Kejaksaan Agung (Kejagung) telah menetapkan empat orang sebagai tersangka dalam kasus dugaan korupsi pengadaan laptop pada Kemendikbudristek. Mantan Mendikbudristek, Nadiem Makarim, tidak termasuk di dalamnya.
Direktur Penyidikan Jampidsus Kejagung, Abdul Qohar, mengatakan penyidik masih mengumpulkan alat bukti.
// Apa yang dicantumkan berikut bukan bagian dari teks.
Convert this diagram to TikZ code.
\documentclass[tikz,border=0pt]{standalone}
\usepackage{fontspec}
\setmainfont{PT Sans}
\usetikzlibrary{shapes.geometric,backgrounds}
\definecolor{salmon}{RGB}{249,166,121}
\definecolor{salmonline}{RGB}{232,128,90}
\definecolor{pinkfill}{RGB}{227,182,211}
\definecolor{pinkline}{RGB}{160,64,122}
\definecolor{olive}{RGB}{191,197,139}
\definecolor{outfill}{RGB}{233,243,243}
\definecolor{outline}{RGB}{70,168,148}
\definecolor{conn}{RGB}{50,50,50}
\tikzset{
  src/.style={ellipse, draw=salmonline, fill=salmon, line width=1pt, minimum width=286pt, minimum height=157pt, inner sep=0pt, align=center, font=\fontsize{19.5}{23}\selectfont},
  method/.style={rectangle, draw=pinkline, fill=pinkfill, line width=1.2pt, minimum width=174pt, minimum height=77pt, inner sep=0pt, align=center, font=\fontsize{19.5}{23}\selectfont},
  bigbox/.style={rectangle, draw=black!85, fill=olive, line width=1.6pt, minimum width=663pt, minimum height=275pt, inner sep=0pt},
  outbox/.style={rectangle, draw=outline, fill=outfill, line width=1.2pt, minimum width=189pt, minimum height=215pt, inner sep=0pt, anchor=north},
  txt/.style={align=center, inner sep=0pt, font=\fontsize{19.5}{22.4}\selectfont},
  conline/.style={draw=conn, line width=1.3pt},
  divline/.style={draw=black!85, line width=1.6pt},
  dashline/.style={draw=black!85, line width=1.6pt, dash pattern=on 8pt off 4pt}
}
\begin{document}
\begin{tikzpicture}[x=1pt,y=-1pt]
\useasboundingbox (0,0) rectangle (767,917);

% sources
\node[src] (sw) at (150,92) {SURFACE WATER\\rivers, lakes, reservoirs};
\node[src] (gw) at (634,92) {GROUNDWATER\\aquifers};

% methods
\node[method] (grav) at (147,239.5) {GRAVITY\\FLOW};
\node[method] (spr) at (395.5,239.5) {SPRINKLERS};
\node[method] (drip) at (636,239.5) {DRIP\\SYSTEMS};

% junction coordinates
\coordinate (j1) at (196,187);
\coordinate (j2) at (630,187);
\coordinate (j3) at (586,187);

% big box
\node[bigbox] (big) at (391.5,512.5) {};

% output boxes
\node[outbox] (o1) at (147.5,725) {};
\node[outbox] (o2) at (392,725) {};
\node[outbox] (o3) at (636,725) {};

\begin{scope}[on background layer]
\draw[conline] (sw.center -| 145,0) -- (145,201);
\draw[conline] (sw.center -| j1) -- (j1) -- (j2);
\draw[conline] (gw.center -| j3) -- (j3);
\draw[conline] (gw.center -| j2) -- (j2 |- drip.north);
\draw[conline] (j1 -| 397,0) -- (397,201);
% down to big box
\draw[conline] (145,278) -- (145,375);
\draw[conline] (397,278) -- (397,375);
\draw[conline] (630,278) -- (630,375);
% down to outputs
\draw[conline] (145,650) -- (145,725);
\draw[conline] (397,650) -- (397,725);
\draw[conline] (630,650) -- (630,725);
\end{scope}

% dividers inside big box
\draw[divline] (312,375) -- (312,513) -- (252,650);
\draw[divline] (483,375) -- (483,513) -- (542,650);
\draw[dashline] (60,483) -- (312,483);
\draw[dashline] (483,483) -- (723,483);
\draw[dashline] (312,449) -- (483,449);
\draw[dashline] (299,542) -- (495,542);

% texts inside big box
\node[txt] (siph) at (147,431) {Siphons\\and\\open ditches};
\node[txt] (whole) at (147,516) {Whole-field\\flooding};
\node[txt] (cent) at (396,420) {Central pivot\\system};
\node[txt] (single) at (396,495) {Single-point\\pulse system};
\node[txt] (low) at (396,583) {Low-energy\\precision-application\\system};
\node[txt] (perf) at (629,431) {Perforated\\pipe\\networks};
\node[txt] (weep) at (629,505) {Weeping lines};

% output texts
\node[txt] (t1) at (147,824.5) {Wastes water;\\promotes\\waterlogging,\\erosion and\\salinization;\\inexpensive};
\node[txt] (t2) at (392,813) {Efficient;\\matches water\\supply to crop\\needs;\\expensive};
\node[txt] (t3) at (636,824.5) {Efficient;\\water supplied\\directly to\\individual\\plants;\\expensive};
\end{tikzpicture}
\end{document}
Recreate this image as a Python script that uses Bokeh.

"Kenapa tadi NAM (Nadiem Makarim) sudah diperiksa mulai pagi sampai malam, kemudian hari ini belum ditetapkan sebagai tersangka? Karena berdasarkan kesimpulan penyidik masih perlu ada pendalaman alat bukti," kata Qohar dalam jumpa pers di Kejagung, Selasa (15/7).
Qohar menyebut memang ada sejumlah peran penting Nadiem dalam proses pengadaan tersebut. Peran itu di antaranya dibeberkan dalam penetapan empat orang tersangka oleh Kejagung.
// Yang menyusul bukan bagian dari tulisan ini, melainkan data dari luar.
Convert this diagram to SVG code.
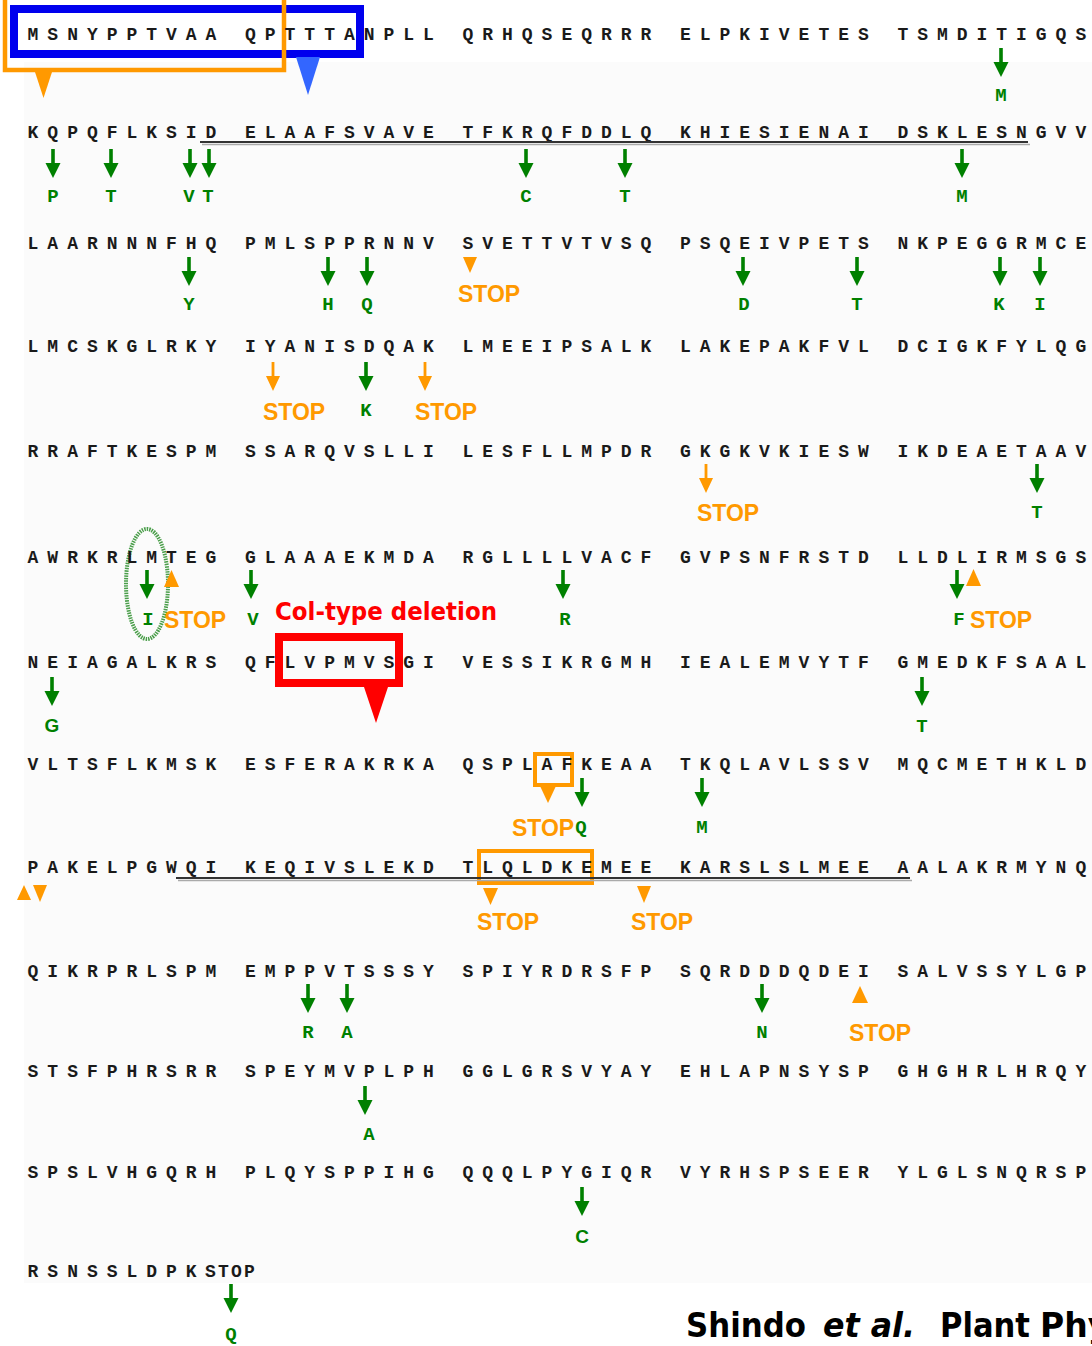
<svg xmlns="http://www.w3.org/2000/svg" width="1092" height="1346" viewBox="0 0 1092 1346">
<style>
.seq{font-family:"Liberation Mono",monospace;font-weight:bold;font-size:18px;fill:#1a1a1a}
.gl{font-family:"Liberation Mono",monospace;font-weight:bold;font-size:19px;fill:#008000;text-anchor:middle}
.gs{font-family:"Liberation Sans",Arial,sans-serif;font-weight:bold;font-size:19px;fill:#008000;text-anchor:middle}
.stop{font-family:"Liberation Sans",Arial,sans-serif;font-weight:bold;font-size:23px;fill:#FF9900}
.del{font-family:"DejaVu Sans",sans-serif;font-weight:bold;font-size:25px;fill:#FF0000}
.cite{font-family:"DejaVu Sans",sans-serif;font-weight:bold;font-size:33px;fill:#000}
.ul{stroke:#333;stroke-width:2}
.ul2{stroke:#aaa;stroke-width:1.5}
.otri{fill:#FF9900}
</style>
<defs>
<g id="ga"><rect x="-1.8" y="0" width="3.6" height="16" fill="#008000"/><polygon points="-7.5,14 7.5,14 0,29" fill="#008000"/></g>
<g id="oa"><rect x="-1.4" y="0" width="2.8" height="16" fill="#FF9900"/><polygon points="-7,14 7,14 0,29" fill="#FF9900"/></g>
</defs>
<rect width="1092" height="1346" fill="#fff"/>
<rect x="24" y="62" width="1068" height="1221" fill="#fbfbfb"/>

<g id="highlights">
<rect x="14" y="9" width="346" height="45" fill="none" stroke="#0000EE" stroke-width="8"/>
<rect x="5" y="-10" width="279" height="80" fill="none" stroke="#FF9900" stroke-width="4.5"/>
<rect x="279" y="637" width="120" height="46" fill="none" stroke="#FF0000" stroke-width="8"/>
<rect x="535" y="754" width="37" height="31" fill="none" stroke="#FF9900" stroke-width="4"/>
<rect x="479" y="851" width="113" height="32" fill="none" stroke="#FF9900" stroke-width="4"/>
<ellipse cx="147" cy="584" rx="21" ry="55" fill="none" stroke="#4a9e4a" stroke-width="4" stroke-dasharray="1.5 1"/>
</g>

<g id="row1"><text class="seq" x="27.6" y="40" textLength="1058.6" lengthAdjust="spacing">MSNYPPTVAA QPTTTANPLL QRHQSEQRRR ELPKIVETES TSMDITIGQS</text></g>
<g id="row2"><text class="seq" x="27.6" y="138" textLength="1058.6" lengthAdjust="spacing">KQPQFLKSID ELAAFSVAVE TFKRQFDDLQ KHIESIENAI DSKLESNGVV</text>
<line class="ul" x1="200" y1="142" x2="1028" y2="142"/><line class="ul2" x1="202" y1="144.5" x2="1030" y2="144.5"/></g>
<g id="row3"><text class="seq" x="27.6" y="249" textLength="1058.6" lengthAdjust="spacing">LAARNNNFHQ PMLSPPRNNV SVETTVTVSQ PSQEIVPETS NKPEGGRMCE</text></g>
<g id="row4"><text class="seq" x="27.6" y="352" textLength="1058.6" lengthAdjust="spacing">LMCSKGLRKY IYANISDQAK LMEEIPSALK LAKEPAKFVL DCIGKFYLQG</text></g>
<g id="row5"><text class="seq" x="27.6" y="457" textLength="1058.6" lengthAdjust="spacing">RRAFTKESPM SSARQVSLLI LESFLLMPDR GKGKVKIESW IKDEAETAAV</text></g>
<g id="row6"><text class="seq" x="27.6" y="563" textLength="1058.6" lengthAdjust="spacing">AWRKRLMTEG GLAAAEKMDA RGLLLLVACF GVPSNFRSTD LLDLIRMSGS</text></g>
<g id="row7"><text class="seq" x="27.6" y="668" textLength="1058.6" lengthAdjust="spacing">NEIAGALKRS QFLVPMVSGI VESSIKRGMH IEALEMVYTF GMEDKFSAAL</text></g>
<g id="row8"><text class="seq" x="27.6" y="770" textLength="1058.6" lengthAdjust="spacing">VLTSFLKMSK ESFERAKRKA QSPLAFKEAA TKQLAVLSSV MQCMETHKLD</text></g>
<g id="row9"><text class="seq" x="27.6" y="873" textLength="1058.6" lengthAdjust="spacing">PAKELPGWQI KEQIVSLEKD TLQLDKEMEE KARSLSLMEE AALAKRMYNQ</text>
<line class="ul" x1="176" y1="878" x2="910" y2="878"/><line class="ul2" x1="178" y1="880.5" x2="912" y2="880.5"/></g>
<g id="row10"><text class="seq" x="27.6" y="977" textLength="1058.6" lengthAdjust="spacing">QIKRPRLSPM EMPPVTSSSY SPIYRDRSFP SQRDDDQDEI SALVSSYLGP</text></g>
<g id="row11"><text class="seq" x="27.6" y="1077" textLength="1058.6" lengthAdjust="spacing">STSFPHRSRR SPEYMVPLPH GGLGRSVYAY EHLAPNSYSP GHGHRLHRQY</text></g>
<g id="row12"><text class="seq" x="27.6" y="1178" textLength="1058.6" lengthAdjust="spacing">SPSLVHGQRH PLQYSPPIHG QQQLPYGIQR VYRHSPSEER YLGLSNQRSP</text></g>
<g id="row13"><text class="seq" x="27.6" y="1277" style="letter-spacing:8.97px">RSNSSLDPK</text><text class="seq" x="205" y="1277" style="letter-spacing:2.2px">STOP</text></g>

<g id="connectors">
<polygon points="35,72 52,72 43.5,98" fill="#FF9900"/>
<polygon points="296,57 320,57 308,95" fill="#3366FF"/>
<polygon points="364,687 388,687 376,723" fill="#FF0000"/>
<use href="#ga" x="1001" y="48"/>
<use href="#ga" x="53" y="149"/><use href="#ga" x="111" y="149"/><use href="#ga" x="190" y="149"/><use href="#ga" x="209" y="149"/><use href="#ga" x="526" y="149"/><use href="#ga" x="625" y="149"/><use href="#ga" x="962" y="149"/>
<use href="#ga" x="189" y="257"/><use href="#ga" x="328" y="257"/><use href="#ga" x="367" y="257"/><use href="#ga" x="743" y="257"/><use href="#ga" x="857" y="257"/><use href="#ga" x="1000" y="257"/><use href="#ga" x="1040" y="257"/>
<polygon class="otri" points="463,257 477,257 470,273"/>
<use href="#oa" x="273" y="362"/><use href="#ga" x="366" y="362"/><use href="#oa" x="425" y="362"/>
<use href="#oa" x="706" y="464"/><use href="#ga" x="1037" y="464"/>
<use href="#ga" x="147" y="570"/><polygon class="otri" points="164,587 179,587 171.5,570"/><use href="#ga" x="251" y="570"/><use href="#ga" x="563" y="570"/><use href="#ga" x="957" y="570"/><polygon class="otri" points="966,586 981,586 973.5,569"/>
<use href="#ga" x="52" y="677"/><use href="#ga" x="922" y="677"/>
<polygon class="otri" points="540,786 556,786 548,803"/><use href="#ga" x="582" y="778"/><use href="#ga" x="702" y="778"/>
<polygon class="otri" points="17,900 31,900 24,885"/><polygon class="otri" points="33,885 47,885 40,902"/>
<polygon class="otri" points="483,888 498,888 490.5,905"/><polygon class="otri" points="637,886 651,886 644,903"/>
<use href="#ga" x="308" y="984"/><use href="#ga" x="347" y="984"/><use href="#ga" x="762" y="984"/><polygon class="otri" points="852,1003 868,1003 860,986"/>
<use href="#ga" x="365" y="1086"/>
<use href="#ga" x="582" y="1187"/>
<use href="#ga" x="231" y="1284"/>
</g>

<g id="labels">
<text class="gl" x="1001" y="101">M</text>
<text class="gl" x="53" y="202">P</text><text class="gl" x="111" y="202">T</text><text class="gl" x="189" y="202">V</text><text class="gl" x="208" y="202">T</text><text class="gl" x="526" y="202">C</text><text class="gl" x="625" y="202">T</text><text class="gl" x="962" y="202">M</text>
<text class="gl" x="189" y="310">Y</text><text class="gl" x="328" y="310">H</text><text class="gl" x="367" y="310">Q</text><text class="gl" x="744" y="310">D</text><text class="gl" x="857" y="310">T</text><text class="gl" x="999" y="310">K</text><text class="gl" x="1040" y="310">I</text>
<text class="stop" x="458" y="302">STOP</text>
<text class="stop" x="263" y="420">STOP</text><text class="gl" x="366" y="416">K</text><text class="stop" x="415" y="420">STOP</text>
<text class="stop" x="697" y="521">STOP</text><text class="gl" x="1037" y="518">T</text>
<text class="gl" x="148" y="625">I</text><text class="stop" x="164" y="628">STOP</text><text class="gl" x="253" y="625">V</text>
<text class="del" x="275" y="620" textLength="222" lengthAdjust="spacingAndGlyphs">Col-type deletion</text>
<text class="gl" x="565" y="625">R</text><text class="gl" x="959" y="625">F</text><text class="stop" x="970" y="628">STOP</text>
<text class="gs" x="52" y="732">G</text><text class="gl" x="922" y="732">T</text>
<text class="stop" x="512" y="836">STOP</text><text class="gl" x="581" y="833">Q</text><text class="gl" x="702" y="833">M</text>
<text class="stop" x="477" y="930">STOP</text><text class="stop" x="631" y="930">STOP</text>
<text class="gl" x="308" y="1038">R</text><text class="gl" x="347" y="1038">A</text><text class="gl" x="762" y="1038">N</text><text class="stop" x="849" y="1041">STOP</text>
<text class="gl" x="369" y="1140">A</text>
<text class="gs" x="582" y="1243">C</text>
<text class="gl" x="231" y="1340">Q</text>
</g>

<g id="citation">
<text class="cite" x="686" y="1337" textLength="120" lengthAdjust="spacingAndGlyphs">Shindo</text>
<text class="cite" x="823" y="1337" font-style="italic" textLength="92" lengthAdjust="spacingAndGlyphs">et al.</text>
<text class="cite" x="940" y="1337" textLength="90" lengthAdjust="spacingAndGlyphs">Plant</text>
<text class="cite" x="1040" y="1337">Phy</text>
</g>
</svg>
"Memang dari keterangan para saksi termasuk empat yang sudah tersangka ini memang pernah ada rapat Zoom Meeting yang dipimpin oleh NAM. Yang di mana, di sana, agar menggunakan Chrome OS yang pada saat itu, sudah saya sampaikan, belum dilakukan lelang atau proses pengadaan barang dan jasa," jelas Qohar.
"Namun kami juga perlu alat bukti yang lain. Alat bukti dokumen, alat bukti petunjuk, alat bukti keterangan ahli untuk NAM. Ketika dua alat bukti cukup, pasti penyidik akan menetapkan siapa pun orangnya sebagai tersangka," tegas dia.

Nadiem sudah dua kali dimintai keterangannya oleh Kejagung. Pemeriksaan pertama berlangsung pada Senin (23/6), kemudian yang kedua dilakukan pada Selasa (15/7). Nadiem menyatakan akan bersikap kooperatif terkait penyidikan perkara ini.
Adapun keempat tersangka yang sudah dijerat, yakni:
Direktur SMP Kemendikbudristek 2020-2021, Mulatsyah;
Direktur Sekolah Dasar Kemendikbudristek 2020-2021, Sri Wahyuningsih;
Mantan stafsus Mendikbudristek Nadiem Makarim, Jurist Tan; dan
Mantan Konsultan Teknologi pada Kemendikbudristek, Ibrahim Arief.
Dalam kasus ini, Kemendikbudristek melaksanakan program Digitalisasi Pendidikan dengan pengadaan 1,2 juta unit laptop untuk sekolah di Indonesia, termasuk di daerah 3T. Anggarannya mencapai Rp 9,3 triliun.
Namun, pengadaan laptop ini dipilih menggunakan sistem operasi Chrome atau Chromebook. Padahal, Chromebook banyak kelemahan jika dioperasikan pada daerah 3T, termasuk harus ada internet. Sehingga, penggunaannya tidak optimal.
Di sisi lain, diduga ada ketidaksesuaian harga dalam pengadaan laptop tersebut. Negara diduga mengalami kerugian hingga Rp 1,98 triliun.
Terhadap para tersangka dijerat dengan Pasal 2 ayat 1 atau Pasal 3 juncto Pasal 18 UU Tipikor juncto Pasal 55 ayat 1 ke-1 KUHP.